**Aim of the task**
Copy each line of the material below that includes the string "picture".

# # # # # # #

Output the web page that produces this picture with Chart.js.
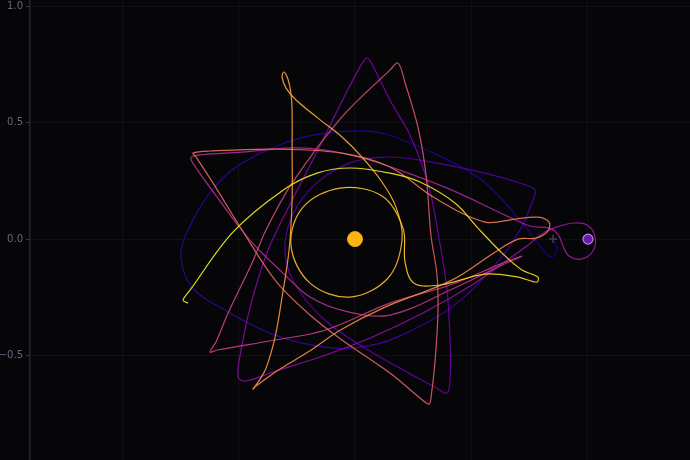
<!DOCTYPE html>
<html>
<head>
<meta charset="utf-8">
<script src="https://cdn.jsdelivr.net/npm/chart.js@4.4.1/dist/chart.umd.min.js"></script>
<style>
  html, body { margin: 0; padding: 0; background: #060609; }
  canvas { display: block; }
</style>
</head>
<body>
<canvas id="orbit_chart" width="690" height="460"></canvas>
<script>
// trajectory, split in laps (dark -> light in time)
var lap1X = [0.850,0.867,0.858,0.833,0.785,0.708,0.549,0.365,0.129,0.000,-0.236,-0.485,-0.614,-0.721,-0.747,-0.700,-0.558,-0.343,-0.129,0.021,0.172,0.416,0.601,0.708,0.764,0.773];
var lap1Y = [0.000,-0.039,-0.069,-0.073,-0.017,0.082,0.249,0.356,0.451,0.464,0.433,0.326,0.210,0.030,-0.077,-0.206,-0.305,-0.412,-0.464,-0.464,-0.425,-0.292,-0.112,0.039,0.167,0.210];

var lap2X = [0.734,0.558,0.279,0.129,-0.013,-0.150,-0.245,-0.296,-0.292,-0.236,-0.129,0.021,0.193,0.343,0.395,0.408,0.408,0.395,0.356,0.313,0.236,0.150,0.077,0.052,0.021,-0.064,-0.159,-0.270,-0.373,-0.442,-0.485,-0.502,-0.468,-0.343,-0.150,0.073,0.300,0.502,0.665,0.742,0.815];
var lap2Y = [0.232,0.283,0.339,0.352,0.330,0.253,0.146,0.017,-0.112,-0.227,-0.348,-0.455,-0.554,-0.635,-0.661,-0.597,-0.433,-0.219,0.030,0.240,0.446,0.597,0.742,0.777,0.738,0.575,0.382,0.167,-0.047,-0.262,-0.455,-0.592,-0.609,-0.567,-0.506,-0.421,-0.313,-0.197,-0.082,-0.026,0.030];

var lap3X = [0.880,0.940,0.996,1.030,1.021,0.970,0.918,0.893,0.871,0.833,0.751,0.644,0.416,0.193,0.030,-0.129,-0.270,-0.485,-0.665,-0.704,-0.687,-0.592,-0.451,-0.309,-0.193,-0.043,0.150,0.416,0.622,0.717];
var lap3Y = [0.056,0.069,0.060,0.013,-0.052,-0.086,-0.073,-0.030,0.021,0.047,0.056,0.103,0.210,0.296,0.348,0.382,0.391,0.373,0.361,0.348,0.313,0.180,-0.004,-0.146,-0.249,-0.309,-0.326,-0.215,-0.116,-0.073];

var lap4X = [0.644,0.408,0.150,-0.129,-0.343,-0.592,-0.622,-0.597,-0.545,-0.442,-0.382,-0.270,-0.056,0.150,0.185,0.215,0.270,0.305,0.326,0.352,0.356,0.343,0.326,0.318,0.279,0.150,-0.056,-0.202,-0.343,-0.485,-0.609,-0.682,-0.695,-0.622,-0.343,-0.056,0.150,0.343,0.558];
var lap4Y = [-0.099,-0.197,-0.275,-0.391,-0.433,-0.476,-0.485,-0.442,-0.318,-0.103,0.039,0.240,0.524,0.725,0.755,0.670,0.481,0.275,0.017,-0.155,-0.318,-0.532,-0.682,-0.708,-0.682,-0.575,-0.433,-0.318,-0.176,0.039,0.240,0.352,0.369,0.378,0.386,0.369,0.309,0.176,0.073];

var lap5X = [0.687,0.785,0.833,0.828,0.777,0.700,0.601,0.416,0.129,-0.064,-0.202,-0.343,-0.425,-0.438,-0.416,-0.382,-0.343,-0.313,-0.283,-0.270,-0.270,-0.270,-0.275,-0.288,-0.305,-0.313,-0.296,-0.253,-0.159,-0.056];
var lap5Y = [0.086,0.094,0.073,0.034,0.004,0.000,-0.056,-0.176,-0.292,-0.391,-0.485,-0.571,-0.631,-0.644,-0.614,-0.554,-0.421,-0.249,-0.047,0.167,0.382,0.554,0.627,0.687,0.717,0.695,0.648,0.597,0.519,0.438];

var lap6X = [0.030,0.116,0.176,0.202,0.142,-0.021,-0.193,-0.275,-0.223,-0.064,0.116,0.206,0.215,0.253,0.365,0.558,0.700,0.781,0.785,0.717,0.631,0.528,0.429,0.279,0.150,-0.021,-0.163,-0.309,-0.524,-0.708,-0.738,-0.717];
var lap6Y = [0.352,0.245,0.137,-0.004,-0.167,-0.249,-0.189,-0.026,0.137,0.219,0.185,0.047,-0.099,-0.189,-0.197,-0.150,-0.163,-0.185,-0.163,-0.133,-0.060,0.047,0.155,0.245,0.283,0.305,0.283,0.210,0.030,-0.219,-0.262,-0.275];

// share of time at the end of each lap (colour scale 0..1)
var lapTime = [0, 0.13, 0.33, 0.45, 0.66, 0.82, 1.0];

var bigBody = [0.0, 0.0];
var smallBody = [1.0, 0.0];
var startMark = [0.85, 0.0];

var yTicks = [-0.5, 0.0, 0.5, 1.0];

// plasma colours
var plasma = ["#0d0887","#41049d","#6a00a8","#8f0da4","#b12a90","#cc4778","#e16462","#f2844b","#fca636","#fcce25","#f0f921"];

function hexRgb(h) {
  return [parseInt(h.substr(1,2),16), parseInt(h.substr(3,2),16), parseInt(h.substr(5,2),16)];
}
function plasmaAt(t) {
  var s = Math.max(0, Math.min(1, t)) * 10;
  var i = Math.min(9, Math.floor(s));
  var f = s - i;
  var a = hexRgb(plasma[i]), b = hexRgb(plasma[i + 1]);
  var c = a.map(function(v, k) { return Math.round(v + (b[k] - v) * f); });
  return "rgba(" + c[0] + "," + c[1] + "," + c[2] + ",0.92)";
}

var laps = [[lap1X, lap1Y], [lap2X, lap2Y], [lap3X, lap3Y], [lap4X, lap4Y], [lap5X, lap5Y], [lap6X, lap6Y]];
var path = [];
var pathColors = [];
laps.forEach(function(lap, k) {
  var n = lap[0].length;
  lap[0].forEach(function(x, j) {
    var frac = k === 0 ? j / (n - 1) : (j + 1) / n;
    path.push({x: x, y: lap[1][j]});
    pathColors.push(plasmaAt(lapTime[k] + frac * (lapTime[k + 1] - lapTime[k])));
  });
});

var bgPlugin = {
  id: "bg",
  beforeDraw: function(chart) {
    var c = chart.ctx;
    c.save();
    c.fillStyle = "#060609";
    c.fillRect(0, 0, chart.width, chart.height);
    c.restore();
  }
};

var gridColor = "rgba(255,255,255,0.045)";

var ctx = document.getElementById("orbit_chart").getContext("2d");
var orbitChart = new Chart(ctx, {
  type: "scatter",
  data: {
    datasets: [
      {
        data: [{x: bigBody[0], y: bigBody[1]}],
        pointRadius: 7.5,
        backgroundColor: "#fdb515",
        borderColor: "#f2a30f",
        borderWidth: 1,
        order: 0
      },
      {
        data: [{x: smallBody[0], y: smallBody[1]}],
        pointRadius: 5,
        backgroundColor: "#6a1cb0",
        borderColor: "#b48ae2",
        borderWidth: 1.2,
        order: 0
      },
      {
        data: [{x: startMark[0], y: startMark[1]}],
        pointStyle: "cross",
        pointRadius: 4,
        borderColor: "#3e3e4a",
        borderWidth: 1.5,
        order: 0
      },
      {
        data: path,
        showLine: true,
        pointRadius: 0,
        borderWidth: 1.2,
        tension: 0.35,
        borderColor: pathColors[0],
        segment: {
          borderColor: function(c) { return pathColors[c.p0DataIndex]; }
        },
        order: 1
      }
    ]
  },
  options: {
    responsive: false,
    animation: false,
    layout: { padding: 0, autoPadding: false },
    plugins: { legend: { display: false }, tooltip: { enabled: false } },
    scales: {
      x: {
        type: "linear",
        min: -1.395,
        max: 1.438,
        ticks: { display: false, stepSize: 0.5, includeBounds: false },
        grid: { color: gridColor, drawTicks: false },
        border: { display: false },
        afterFit: function(s) { s.height = 0; s.paddingLeft = 0; s.paddingRight = 0; }
      },
      y: {
        type: "linear",
        min: -0.948,
        max: 1.026,
        afterBuildTicks: function(s) { s.ticks = yTicks.map(function(v) { return {value: v}; }); },
        ticks: {
          color: "#68687e",
          font: { family: "DejaVu Sans", size: 10 },
          padding: 3,
          callback: function(v) { return v.toFixed(1).replace("-", "\u2212"); }
        },
        grid: { color: gridColor, tickLength: 4, tickColor: "#383846" },
        border: { color: "#262633", width: 1.5 },
        afterFit: function(s) { s.width = 30; s.paddingTop = 0; s.paddingBottom = 0; }
      }
    }
  },
  plugins: [bgPlugin]
});
</script>
</body>
</html>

# # # # # # #

**Answer to this problem**
Output the web page that produces this picture with Chart.js.

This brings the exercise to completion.